3. Extreme Measures (1996)
Hugh Grant and Gene Hackman makes a surprisingly great duo in this thriller about a doctor who realizes that some records and even the bodies of some patients mysteriously disappear. Medical thrillers are so rare these days. Just recently we got a terrible new remake of “Flatliners” which did nothing to add something to the original.
“Extreme Measures” is an underrated gem from the 90s, would likely to impress those who enjoyed films like “Coma” (1978) and loves when their films ask questions about ethical dilemma and gives each sides of certain argument to explain their points.
The film didn’t do well at the box office, probably for two reasons. First of all, the promotion was terrible. They basically spoiled the ending in the trailer. Secondly, the mainstream audience loved Hugh Grant for his “Four Weddings” role and wanted to see him in romantic comedies more (yeah they actually did prefer “Nine Months” over “An Awfully Big Adventure” or “Restoration”), even if not, at least he had to play some shy, gentle guy to please them (“Sense and Sensibility”).
So they didn’t bother to watch him here in a thriller where he doesn’t go full action hero (though given his role in “The Man From UNCLE”, he seems to have it in himself as well), but rather plays his character as an ordinary man who finds himself in an extraordinary situation. Shame because it’s a very solid, entertaining ride.
2. Breakdown (1997)
Kurt Russell and Kathleen Quinlan are married couple moving from Massachusets to San Diego but suddenly their car breaks down on a vacant road… and then she disappears. Kurt Russell had always been a reliable movie star, he always had that compelling screen presence and no wonder John Carpenter often casted him in his movies. He knows how to be a part of the suspense and what to do to make his audience relate to him.
Breakdown is not as paranoid as “The Thing” as it takes a slightly different turn from the middle of the film but it never stops being entertaining. It’s unpredictable, full of some expected twists and some action sequences, and as already mentioned, very fine acting.

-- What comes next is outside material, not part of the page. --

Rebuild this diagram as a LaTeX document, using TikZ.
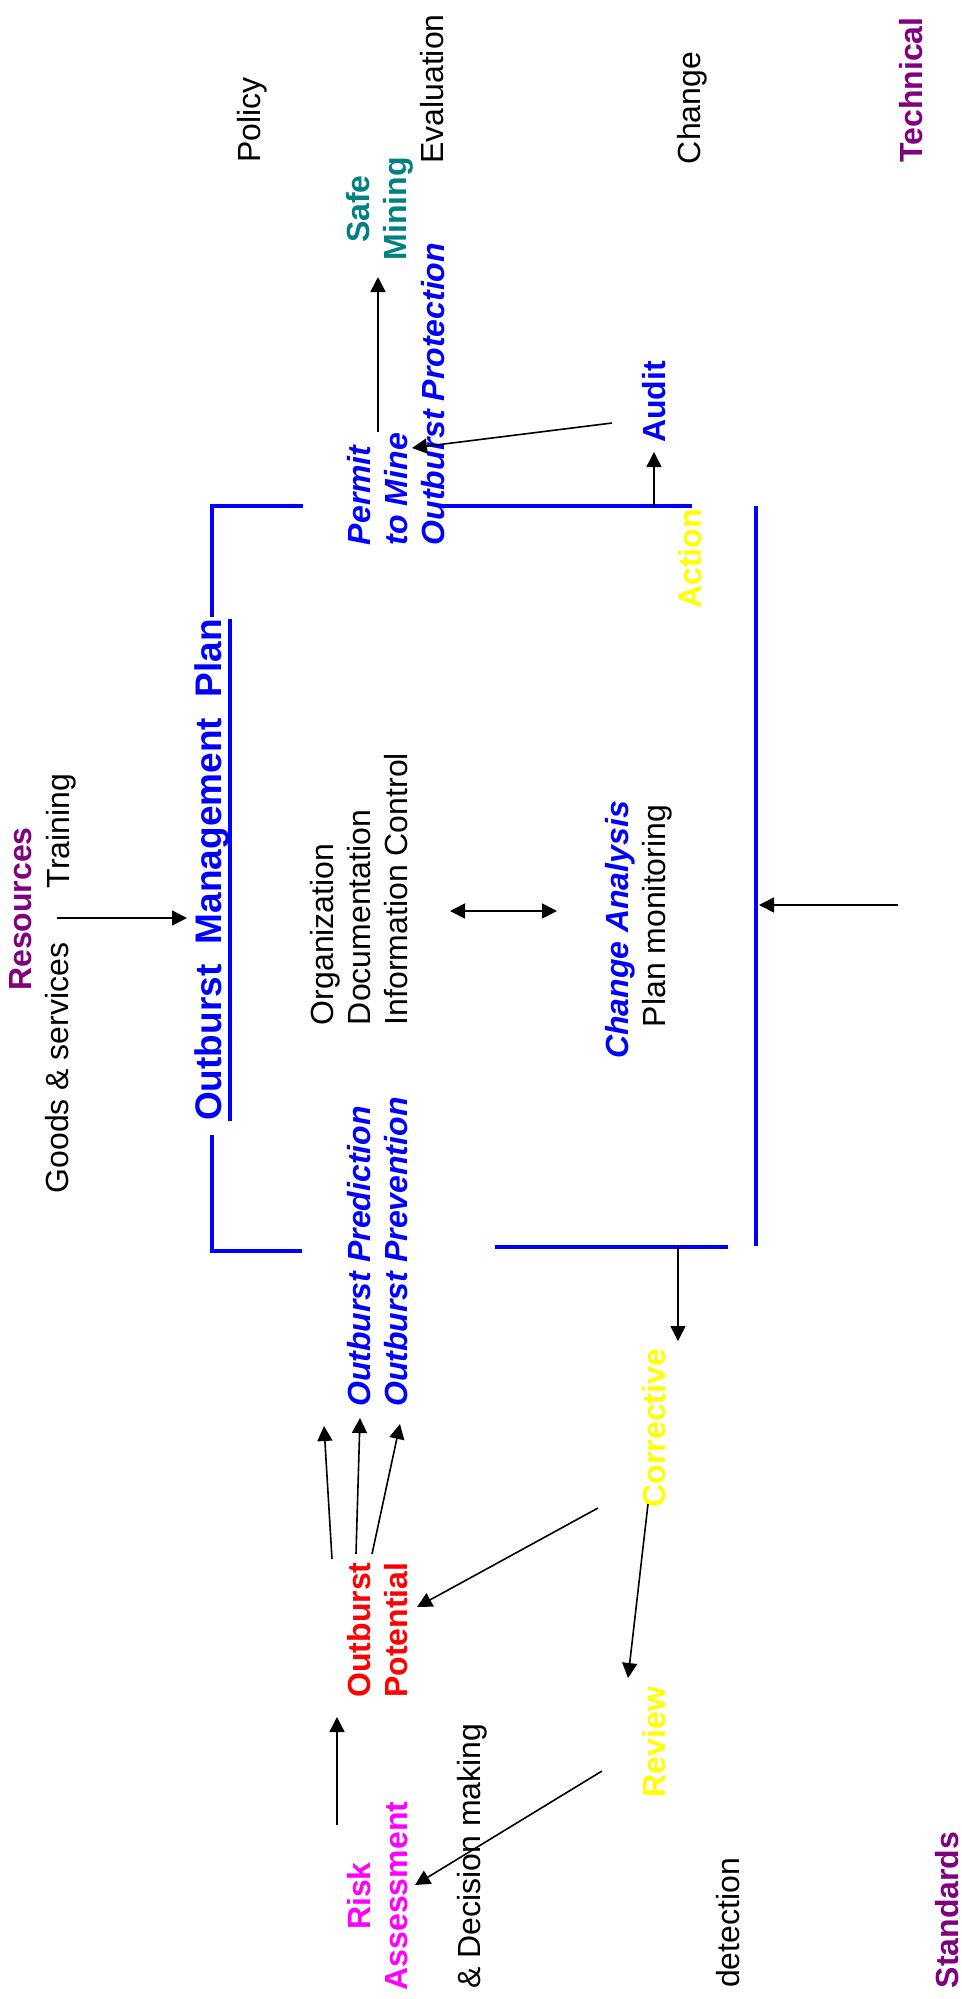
\documentclass[tikz,border=0pt]{standalone}
\usepackage{fontspec}
\setmainfont{Liberation Sans}
\usetikzlibrary{arrows.meta}

\definecolor{ompblue}{RGB}{0,0,255}
\definecolor{ompred}{RGB}{255,0,0}
\definecolor{ompmagenta}{RGB}{255,0,255}
\definecolor{ompyellow}{RGB}{255,255,0}
\definecolor{ompteal}{RGB}{0,128,128}
\definecolor{omppurple}{RGB}{128,0,128}

\begin{document}
\begin{tikzpicture}[x=0.5pt,y=-0.5pt]
      \tikzstyle{txt}=[rotate=90,inner sep=0pt,font=\fontsize{16}{18.5}\selectfont]
      \tikzstyle{bld}=[txt,font=\fontsize{16}{18.5}\selectfont\bfseries]
      \tikzstyle{bit}=[txt,font=\fontsize{16}{18.5}\selectfont\bfseries\itshape,text=ompblue]
      \tikzstyle{arr}=[-{Triangle[length=7.5pt,width=7.5pt]},line width=0.8pt]
      \tikzstyle{darr}=[{Triangle[length=7.5pt,width=7.5pt]}-{Triangle[length=7.5pt,width=7.5pt]},line width=0.8pt]
      \tikzstyle{ompline}=[ompblue,line width=2pt]

      \useasboundingbox (0,0) rectangle (962,1999);

      \begin{scope}
        \node[txt](policy) at (252,120){Policy};
        \node[txt](evaluation) at (432,89){Evaluation};
        \node[txt](change) at (692,108){Change};
        \node[bld,text=omppurple](technical) at (911,90){Technical};
        \node[bld,text=ompteal,align=center](safe) at (380,209){Safe\\Mining};
        \node[bit,align=left](permit) at (396,394){Permit\\to Mine\\Outburst Protection};
        \node[bld,text=ompblue](audit) at (654,402){Audit};
        \node[bld,text=ompyellow](action) at (690,559){Action};

        \node[bld,text=omppurple](resources) at (21,909){Resources};
        \node[txt](training) at (61,831){Training};
        \node[txt](goods) at (57,1068){Goods \& services};
        \node[txt,font=\fontsize{18.5}{22}\selectfont\bfseries,text=ompblue](omp) at (212,870)
          {Outburst\ \ Management\ \ Plan};
        \node[txt,align=left](org) at (359,889){Organization\\Documentation\\Information Control};
        \node[bit](chg) at (620,930){Change Analysis};
        \node[txt](planmon) at (657,916){Plan monitoring};

        \node[bit,align=left](pred) at (378,1252){Outburst Prediction\\Outburst Prevention};
        \node[bld,text=ompyellow](corrective) at (654,1428){Corrective};
        \node[bld,text=ompred,align=left](potential) at (378,1630){Outburst\\Potential};
        \node[bld,text=ompyellow](review) at (654,1742){Review};
        \node[bld,text=ompmagenta,align=center](risk) at (378,1896){Risk\\Assessment};
        \node[txt](decision) at (472,1856){\& Decision making};
        \node[txt](detection) at (728,1923){detection};
        \node[bld,text=omppurple](standards) at (947,1910){Standards};

        \coordinate(ftl) at (442,506);
        \coordinate(ftr) at (692,506);
        \coordinate(frt) at (756,506);
        \coordinate(frb) at (756,1246);
        \coordinate(fbl) at (495,1247);
        \coordinate(fbr) at (728,1247);
        \coordinate(inflow) at (898,905);

        \draw[ompline](ftl) -- (ftr);
        \draw[ompline](frt) -- (frb);
        \draw[ompline](fbl) -- (fbr);
        \draw[ompline]([yshift=1pt]omp.east) -- (omp.east |- ftl) -- ++(91,0);
        \draw[ompline]([yshift=-7pt]omp.west) -- ++(0,116) -- ++(90,0);
        \draw[ompline](omp.south west) -- (omp.south east);

        \draw[arr]([shift={(-4,87)}]training.center) -- ([shift={(-25,48)}]omp.center);
        \draw[arr]([shift={(-18,38)}]permit.center) -- ([shift={(-2,68)}]safe.center);
        \draw[arr]([shift={(-42,21)}]audit.center) -- ([shift={(16,54)}]permit.center);
        \draw[arr](audit.center |- ftr) -- ([shift={(0,50)}]audit.center);
        \draw[darr]([shift={(91,22)}]org.center) -- ([shift={(-63,-19)}]chg.center);
        \draw[arr,shorten >=1.5pt](inflow) -- (inflow -| frt);
        \draw[arr]([xshift=12pt]corrective.center |- fbl) -- ([shift={(24,-87)}]corrective.center);
        \draw[arr]([shift={(-56,80)}]corrective.center) -- ([shift={(39,-23)}]potential.center);
        \draw[arr]([shift={(-6,76)}]corrective.center) -- ([shift={(-26,-64)}]review.center);
        \draw[arr]([shift={(-52,29)}]review.center) -- ([shift={(37,-11)}]risk.center);
        \draw[arr]([shift={(-41,-71)}]risk.center) -- ([shift={(-41,87)}]potential.center);
        \foreach \tx/\ty/\hx/\hy in {-46/-71/-54/174,-22/-76/-18/166,-6/-76/22/172}
          \draw[arr]([shift={(\tx,\ty)}]potential.center) -- ([shift={(\hx,\hy)}]pred.center);
      \end{scope}
    \end{tikzpicture}
\end{document}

Even though the plot may remind you of the Dutch film “The Vanishing” (which also has a Hollywood remake with Jeff Bridges, Kiefer Sutherland and Sandra Bullock but less gritty, less violent kind with a different ending), they’re not similar much as the film is not interested to go deep down the psychology or disturb its audience much. It’s main goal is to entertain and it does its job perfectly.
1. The Last Seduction (1994)
Did you ever think of who was the cruelest female character you had seen in a movie? Or the best femme fatale character? If you had seen “The Last Seduction”, then Linda Fiorentino must be in your Top 3. Fiorentino gives a sharp performance in this amoral mix of black comedy, thriller and neo-noir, portraying a ruthless lead character which is just fascinating to watch.
John Dahl has made some great neo-noirs (Red Rock West is particularly notable one) but “The Last Seduction” may very well be his best work, mostly because of what a great central character it has.
The script is also very witty and cleverly written and the result is deliciously entertaining thriller. It’s impossible to not miss Fiorentino’s screen presence in movies, who’s seemingly retired from acting. Linda got a BAFTA nomination and won NYFCC award for her performance here but was denied an Academy Award nomination because it came out on TV before a theatrical release.